**Task**
Send each entry back exactly as given, pictures excluded.

══════

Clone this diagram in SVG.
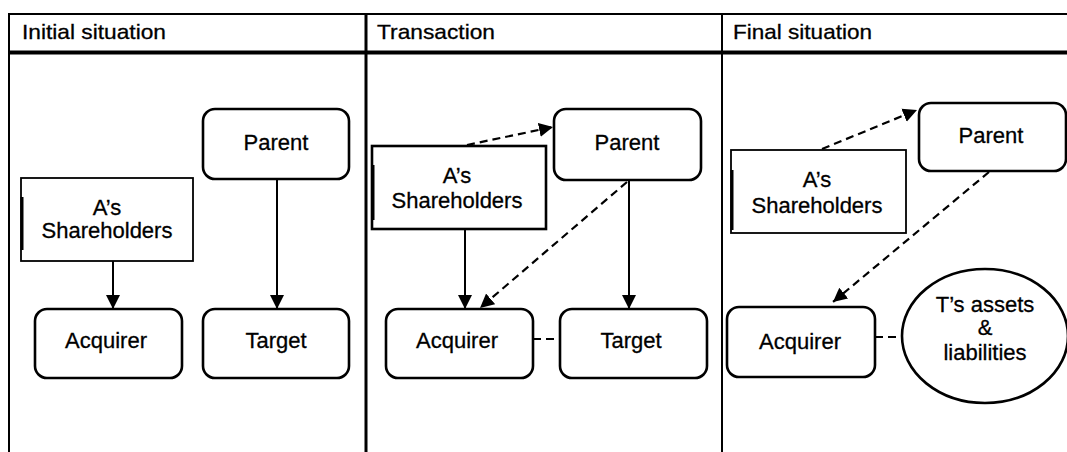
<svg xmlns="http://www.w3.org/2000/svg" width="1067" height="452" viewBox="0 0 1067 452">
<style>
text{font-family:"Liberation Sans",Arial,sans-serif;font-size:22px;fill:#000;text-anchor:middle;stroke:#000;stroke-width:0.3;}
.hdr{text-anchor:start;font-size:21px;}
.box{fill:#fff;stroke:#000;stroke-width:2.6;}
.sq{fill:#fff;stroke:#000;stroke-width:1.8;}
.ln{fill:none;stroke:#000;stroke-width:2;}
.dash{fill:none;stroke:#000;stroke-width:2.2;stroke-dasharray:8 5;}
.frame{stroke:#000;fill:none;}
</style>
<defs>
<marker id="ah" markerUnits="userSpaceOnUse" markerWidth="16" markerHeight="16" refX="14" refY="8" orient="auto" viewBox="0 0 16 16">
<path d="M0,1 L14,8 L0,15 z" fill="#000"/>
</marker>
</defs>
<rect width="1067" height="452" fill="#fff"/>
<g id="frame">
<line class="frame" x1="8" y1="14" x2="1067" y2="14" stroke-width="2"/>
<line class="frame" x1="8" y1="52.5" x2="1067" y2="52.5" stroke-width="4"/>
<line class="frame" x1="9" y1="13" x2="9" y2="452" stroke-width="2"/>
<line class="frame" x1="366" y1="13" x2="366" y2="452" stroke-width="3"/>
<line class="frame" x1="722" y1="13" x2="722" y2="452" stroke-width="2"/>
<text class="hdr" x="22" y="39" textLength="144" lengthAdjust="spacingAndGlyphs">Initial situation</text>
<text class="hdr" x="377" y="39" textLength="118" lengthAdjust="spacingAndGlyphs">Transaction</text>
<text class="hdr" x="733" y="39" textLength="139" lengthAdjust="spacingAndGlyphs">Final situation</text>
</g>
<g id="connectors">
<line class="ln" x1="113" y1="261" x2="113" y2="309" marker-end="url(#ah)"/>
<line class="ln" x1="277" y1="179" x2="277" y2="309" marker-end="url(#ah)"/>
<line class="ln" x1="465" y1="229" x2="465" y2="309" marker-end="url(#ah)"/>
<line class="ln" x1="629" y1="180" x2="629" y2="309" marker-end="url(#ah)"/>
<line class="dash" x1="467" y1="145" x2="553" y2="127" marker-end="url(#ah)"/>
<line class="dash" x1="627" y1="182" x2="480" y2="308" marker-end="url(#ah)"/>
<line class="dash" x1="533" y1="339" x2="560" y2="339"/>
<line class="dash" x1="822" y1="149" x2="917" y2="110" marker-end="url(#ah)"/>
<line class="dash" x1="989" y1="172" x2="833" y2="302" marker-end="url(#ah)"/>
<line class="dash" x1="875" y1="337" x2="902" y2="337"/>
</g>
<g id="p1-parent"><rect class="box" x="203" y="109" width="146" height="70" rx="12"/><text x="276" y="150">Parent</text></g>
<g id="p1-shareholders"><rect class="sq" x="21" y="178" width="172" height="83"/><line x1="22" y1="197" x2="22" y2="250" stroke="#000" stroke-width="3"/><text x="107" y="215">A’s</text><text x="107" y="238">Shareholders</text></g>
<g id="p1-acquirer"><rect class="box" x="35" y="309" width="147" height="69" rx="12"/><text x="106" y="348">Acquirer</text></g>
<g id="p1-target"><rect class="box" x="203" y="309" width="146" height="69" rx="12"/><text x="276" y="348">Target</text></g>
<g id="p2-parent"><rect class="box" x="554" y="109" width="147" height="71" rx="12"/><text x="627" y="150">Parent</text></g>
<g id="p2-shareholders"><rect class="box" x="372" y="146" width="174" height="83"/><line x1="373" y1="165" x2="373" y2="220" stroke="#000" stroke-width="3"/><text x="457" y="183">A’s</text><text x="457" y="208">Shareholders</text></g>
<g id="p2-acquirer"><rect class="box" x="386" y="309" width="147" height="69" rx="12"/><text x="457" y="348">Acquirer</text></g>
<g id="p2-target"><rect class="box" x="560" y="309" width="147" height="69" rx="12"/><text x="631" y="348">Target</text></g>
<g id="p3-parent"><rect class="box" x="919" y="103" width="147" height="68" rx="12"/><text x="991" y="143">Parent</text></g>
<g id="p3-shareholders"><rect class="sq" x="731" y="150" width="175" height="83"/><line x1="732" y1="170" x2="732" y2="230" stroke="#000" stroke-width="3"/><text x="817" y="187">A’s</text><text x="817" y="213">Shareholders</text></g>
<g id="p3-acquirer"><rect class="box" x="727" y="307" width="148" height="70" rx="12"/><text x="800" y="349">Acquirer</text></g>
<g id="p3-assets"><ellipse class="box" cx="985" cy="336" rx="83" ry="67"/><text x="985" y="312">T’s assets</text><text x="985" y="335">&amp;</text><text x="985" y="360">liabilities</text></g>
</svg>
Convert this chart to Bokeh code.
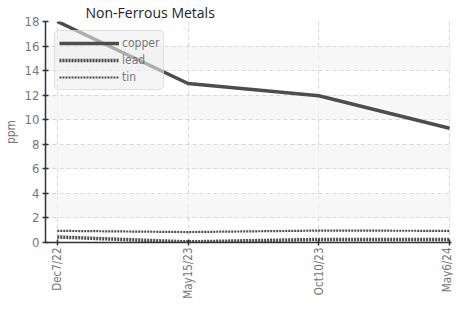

══════

**Output for this exercise**
Clone this diagram in SVG.
<svg xmlns="http://www.w3.org/2000/svg" width="1067" height="452" viewBox="0 0 1067 452">
<style>
text{font-family:"Liberation Sans",Arial,sans-serif;font-size:22px;fill:#000;text-anchor:middle;stroke:#000;stroke-width:0.3;}
.hdr{text-anchor:start;font-size:21px;}
.box{fill:#fff;stroke:#000;stroke-width:2.6;}
.sq{fill:#fff;stroke:#000;stroke-width:1.8;}
.ln{fill:none;stroke:#000;stroke-width:2;}
.dash{fill:none;stroke:#000;stroke-width:2.2;stroke-dasharray:8 5;}
.frame{stroke:#000;fill:none;}
</style>
<defs>
<marker id="ah" markerUnits="userSpaceOnUse" markerWidth="16" markerHeight="16" refX="14" refY="8" orient="auto" viewBox="0 0 16 16">
<path d="M0,1 L14,8 L0,15 z" fill="#000"/>
</marker>
</defs>
<rect width="1067" height="452" fill="#fff"/>
<g id="frame">
<line class="frame" x1="8" y1="14" x2="1067" y2="14" stroke-width="2"/>
<line class="frame" x1="8" y1="52.5" x2="1067" y2="52.5" stroke-width="4"/>
<line class="frame" x1="9" y1="13" x2="9" y2="452" stroke-width="2"/>
<line class="frame" x1="366" y1="13" x2="366" y2="452" stroke-width="3"/>
<line class="frame" x1="722" y1="13" x2="722" y2="452" stroke-width="2"/>
<text class="hdr" x="22" y="39" textLength="144" lengthAdjust="spacingAndGlyphs">Initial situation</text>
<text class="hdr" x="377" y="39" textLength="118" lengthAdjust="spacingAndGlyphs">Transaction</text>
<text class="hdr" x="733" y="39" textLength="139" lengthAdjust="spacingAndGlyphs">Final situation</text>
</g>
<g id="connectors">
<line class="ln" x1="113" y1="261" x2="113" y2="309" marker-end="url(#ah)"/>
<line class="ln" x1="277" y1="179" x2="277" y2="309" marker-end="url(#ah)"/>
<line class="ln" x1="465" y1="229" x2="465" y2="309" marker-end="url(#ah)"/>
<line class="ln" x1="629" y1="180" x2="629" y2="309" marker-end="url(#ah)"/>
<line class="dash" x1="467" y1="145" x2="553" y2="127" marker-end="url(#ah)"/>
<line class="dash" x1="627" y1="182" x2="480" y2="308" marker-end="url(#ah)"/>
<line class="dash" x1="533" y1="339" x2="560" y2="339"/>
<line class="dash" x1="822" y1="149" x2="917" y2="110" marker-end="url(#ah)"/>
<line class="dash" x1="989" y1="172" x2="833" y2="302" marker-end="url(#ah)"/>
<line class="dash" x1="875" y1="337" x2="902" y2="337"/>
</g>
<g id="p1-parent"><rect class="box" x="203" y="109" width="146" height="70" rx="12"/><text x="276" y="150">Parent</text></g>
<g id="p1-shareholders"><rect class="sq" x="21" y="178" width="172" height="83"/><line x1="22" y1="197" x2="22" y2="250" stroke="#000" stroke-width="3"/><text x="107" y="215">A’s</text><text x="107" y="238">Shareholders</text></g>
<g id="p1-acquirer"><rect class="box" x="35" y="309" width="147" height="69" rx="12"/><text x="106" y="348">Acquirer</text></g>
<g id="p1-target"><rect class="box" x="203" y="309" width="146" height="69" rx="12"/><text x="276" y="348">Target</text></g>
<g id="p2-parent"><rect class="box" x="554" y="109" width="147" height="71" rx="12"/><text x="627" y="150">Parent</text></g>
<g id="p2-shareholders"><rect class="box" x="372" y="146" width="174" height="83"/><line x1="373" y1="165" x2="373" y2="220" stroke="#000" stroke-width="3"/><text x="457" y="183">A’s</text><text x="457" y="208">Shareholders</text></g>
<g id="p2-acquirer"><rect class="box" x="386" y="309" width="147" height="69" rx="12"/><text x="457" y="348">Acquirer</text></g>
<g id="p2-target"><rect class="box" x="560" y="309" width="147" height="69" rx="12"/><text x="631" y="348">Target</text></g>
<g id="p3-parent"><rect class="box" x="919" y="103" width="147" height="68" rx="12"/><text x="991" y="143">Parent</text></g>
<g id="p3-shareholders"><rect class="sq" x="731" y="150" width="175" height="83"/><line x1="732" y1="170" x2="732" y2="230" stroke="#000" stroke-width="3"/><text x="817" y="187">A’s</text><text x="817" y="213">Shareholders</text></g>
<g id="p3-acquirer"><rect class="box" x="727" y="307" width="148" height="70" rx="12"/><text x="800" y="349">Acquirer</text></g>
<g id="p3-assets"><ellipse class="box" cx="985" cy="336" rx="83" ry="67"/><text x="985" y="312">T’s assets</text><text x="985" y="335">&amp;</text><text x="985" y="360">liabilities</text></g>
</svg>
Convert this chart to Bokeh code.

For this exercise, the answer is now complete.